<<<<
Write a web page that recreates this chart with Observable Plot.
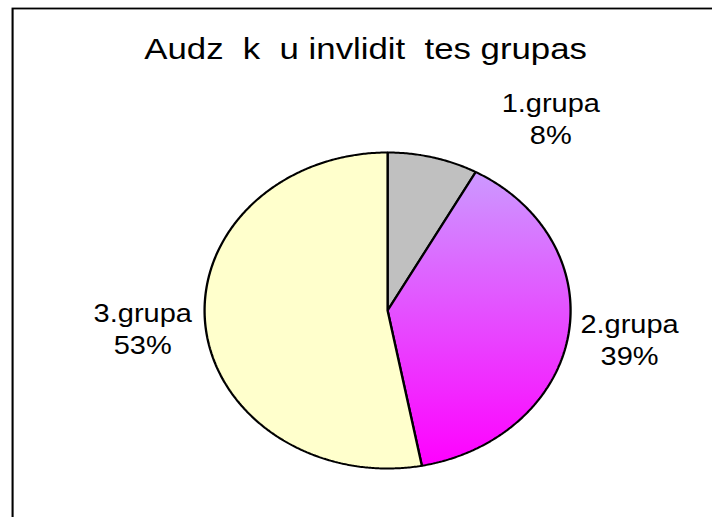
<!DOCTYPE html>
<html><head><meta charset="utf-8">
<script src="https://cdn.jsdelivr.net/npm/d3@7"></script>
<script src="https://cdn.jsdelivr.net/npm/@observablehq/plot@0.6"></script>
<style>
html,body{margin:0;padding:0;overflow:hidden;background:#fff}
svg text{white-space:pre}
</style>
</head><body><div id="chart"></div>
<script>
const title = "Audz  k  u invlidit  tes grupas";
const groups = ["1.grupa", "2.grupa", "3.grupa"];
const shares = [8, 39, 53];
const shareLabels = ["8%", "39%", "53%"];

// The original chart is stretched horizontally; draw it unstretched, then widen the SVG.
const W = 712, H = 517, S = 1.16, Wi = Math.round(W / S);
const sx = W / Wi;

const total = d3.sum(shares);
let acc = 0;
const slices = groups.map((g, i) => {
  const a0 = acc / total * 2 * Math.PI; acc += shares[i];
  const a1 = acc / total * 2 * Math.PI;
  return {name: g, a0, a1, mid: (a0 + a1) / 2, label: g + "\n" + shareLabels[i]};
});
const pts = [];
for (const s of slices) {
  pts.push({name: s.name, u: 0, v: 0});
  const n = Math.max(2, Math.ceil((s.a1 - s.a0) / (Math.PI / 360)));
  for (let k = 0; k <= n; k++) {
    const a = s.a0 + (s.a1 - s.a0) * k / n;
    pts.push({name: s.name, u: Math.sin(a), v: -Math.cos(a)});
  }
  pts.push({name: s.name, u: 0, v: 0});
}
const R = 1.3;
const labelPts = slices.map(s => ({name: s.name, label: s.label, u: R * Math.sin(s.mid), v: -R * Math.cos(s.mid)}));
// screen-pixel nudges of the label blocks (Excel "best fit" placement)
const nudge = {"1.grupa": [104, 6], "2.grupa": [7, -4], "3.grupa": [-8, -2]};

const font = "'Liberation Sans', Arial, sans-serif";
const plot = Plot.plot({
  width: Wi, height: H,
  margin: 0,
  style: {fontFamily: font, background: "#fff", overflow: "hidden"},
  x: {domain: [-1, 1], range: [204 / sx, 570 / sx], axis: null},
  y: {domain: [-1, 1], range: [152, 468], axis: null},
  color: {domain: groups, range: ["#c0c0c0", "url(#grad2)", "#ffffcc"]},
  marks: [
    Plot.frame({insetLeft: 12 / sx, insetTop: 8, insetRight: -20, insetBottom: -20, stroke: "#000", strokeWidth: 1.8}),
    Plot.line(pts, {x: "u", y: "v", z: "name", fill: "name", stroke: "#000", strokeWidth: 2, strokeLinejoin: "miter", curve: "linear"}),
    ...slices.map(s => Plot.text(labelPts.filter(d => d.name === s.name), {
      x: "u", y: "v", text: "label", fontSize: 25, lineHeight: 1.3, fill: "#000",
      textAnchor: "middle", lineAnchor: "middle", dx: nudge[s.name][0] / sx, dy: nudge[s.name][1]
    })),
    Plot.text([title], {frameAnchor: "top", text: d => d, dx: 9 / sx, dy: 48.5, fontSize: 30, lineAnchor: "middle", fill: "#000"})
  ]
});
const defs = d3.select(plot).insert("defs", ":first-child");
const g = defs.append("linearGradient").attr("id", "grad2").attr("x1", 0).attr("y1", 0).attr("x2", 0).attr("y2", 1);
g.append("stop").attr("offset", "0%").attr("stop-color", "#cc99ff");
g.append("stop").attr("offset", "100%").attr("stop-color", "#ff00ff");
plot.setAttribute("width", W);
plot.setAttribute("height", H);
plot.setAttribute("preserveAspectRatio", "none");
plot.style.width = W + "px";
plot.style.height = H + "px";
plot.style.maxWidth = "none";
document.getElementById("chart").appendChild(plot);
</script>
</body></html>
>>>>
§ **BRIEF**
Without the images, write out each line of the data verbatim.

§ **TASK OUTPUT**
Write a web page that recreates this chart with Observable Plot.
<!DOCTYPE html>
<html><head><meta charset="utf-8">
<script src="https://cdn.jsdelivr.net/npm/d3@7"></script>
<script src="https://cdn.jsdelivr.net/npm/@observablehq/plot@0.6"></script>
<style>
html,body{margin:0;padding:0;overflow:hidden;background:#fff}
svg text{white-space:pre}
</style>
</head><body><div id="chart"></div>
<script>
const title = "Audz  k  u invlidit  tes grupas";
const groups = ["1.grupa", "2.grupa", "3.grupa"];
const shares = [8, 39, 53];
const shareLabels = ["8%", "39%", "53%"];

// The original chart is stretched horizontally; draw it unstretched, then widen the SVG.
const W = 712, H = 517, S = 1.16, Wi = Math.round(W / S);
const sx = W / Wi;

const total = d3.sum(shares);
let acc = 0;
const slices = groups.map((g, i) => {
  const a0 = acc / total * 2 * Math.PI; acc += shares[i];
  const a1 = acc / total * 2 * Math.PI;
  return {name: g, a0, a1, mid: (a0 + a1) / 2, label: g + "\n" + shareLabels[i]};
});
const pts = [];
for (const s of slices) {
  pts.push({name: s.name, u: 0, v: 0});
  const n = Math.max(2, Math.ceil((s.a1 - s.a0) / (Math.PI / 360)));
  for (let k = 0; k <= n; k++) {
    const a = s.a0 + (s.a1 - s.a0) * k / n;
    pts.push({name: s.name, u: Math.sin(a), v: -Math.cos(a)});
  }
  pts.push({name: s.name, u: 0, v: 0});
}
const R = 1.3;
const labelPts = slices.map(s => ({name: s.name, label: s.label, u: R * Math.sin(s.mid), v: -R * Math.cos(s.mid)}));
// screen-pixel nudges of the label blocks (Excel "best fit" placement)
const nudge = {"1.grupa": [104, 6], "2.grupa": [7, -4], "3.grupa": [-8, -2]};

const font = "'Liberation Sans', Arial, sans-serif";
const plot = Plot.plot({
  width: Wi, height: H,
  margin: 0,
  style: {fontFamily: font, background: "#fff", overflow: "hidden"},
  x: {domain: [-1, 1], range: [204 / sx, 570 / sx], axis: null},
  y: {domain: [-1, 1], range: [152, 468], axis: null},
  color: {domain: groups, range: ["#c0c0c0", "url(#grad2)", "#ffffcc"]},
  marks: [
    Plot.frame({insetLeft: 12 / sx, insetTop: 8, insetRight: -20, insetBottom: -20, stroke: "#000", strokeWidth: 1.8}),
    Plot.line(pts, {x: "u", y: "v", z: "name", fill: "name", stroke: "#000", strokeWidth: 2, strokeLinejoin: "miter", curve: "linear"}),
    ...slices.map(s => Plot.text(labelPts.filter(d => d.name === s.name), {
      x: "u", y: "v", text: "label", fontSize: 25, lineHeight: 1.3, fill: "#000",
      textAnchor: "middle", lineAnchor: "middle", dx: nudge[s.name][0] / sx, dy: nudge[s.name][1]
    })),
    Plot.text([title], {frameAnchor: "top", text: d => d, dx: 9 / sx, dy: 48.5, fontSize: 30, lineAnchor: "middle", fill: "#000"})
  ]
});
const defs = d3.select(plot).insert("defs", ":first-child");
const g = defs.append("linearGradient").attr("id", "grad2").attr("x1", 0).attr("y1", 0).attr("x2", 0).attr("y2", 1);
g.append("stop").attr("offset", "0%").attr("stop-color", "#cc99ff");
g.append("stop").attr("offset", "100%").attr("stop-color", "#ff00ff");
plot.setAttribute("width", W);
plot.setAttribute("height", H);
plot.setAttribute("preserveAspectRatio", "none");
plot.style.width = W + "px";
plot.style.height = H + "px";
plot.style.maxWidth = "none";
document.getElementById("chart").appendChild(plot);
</script>
</body></html>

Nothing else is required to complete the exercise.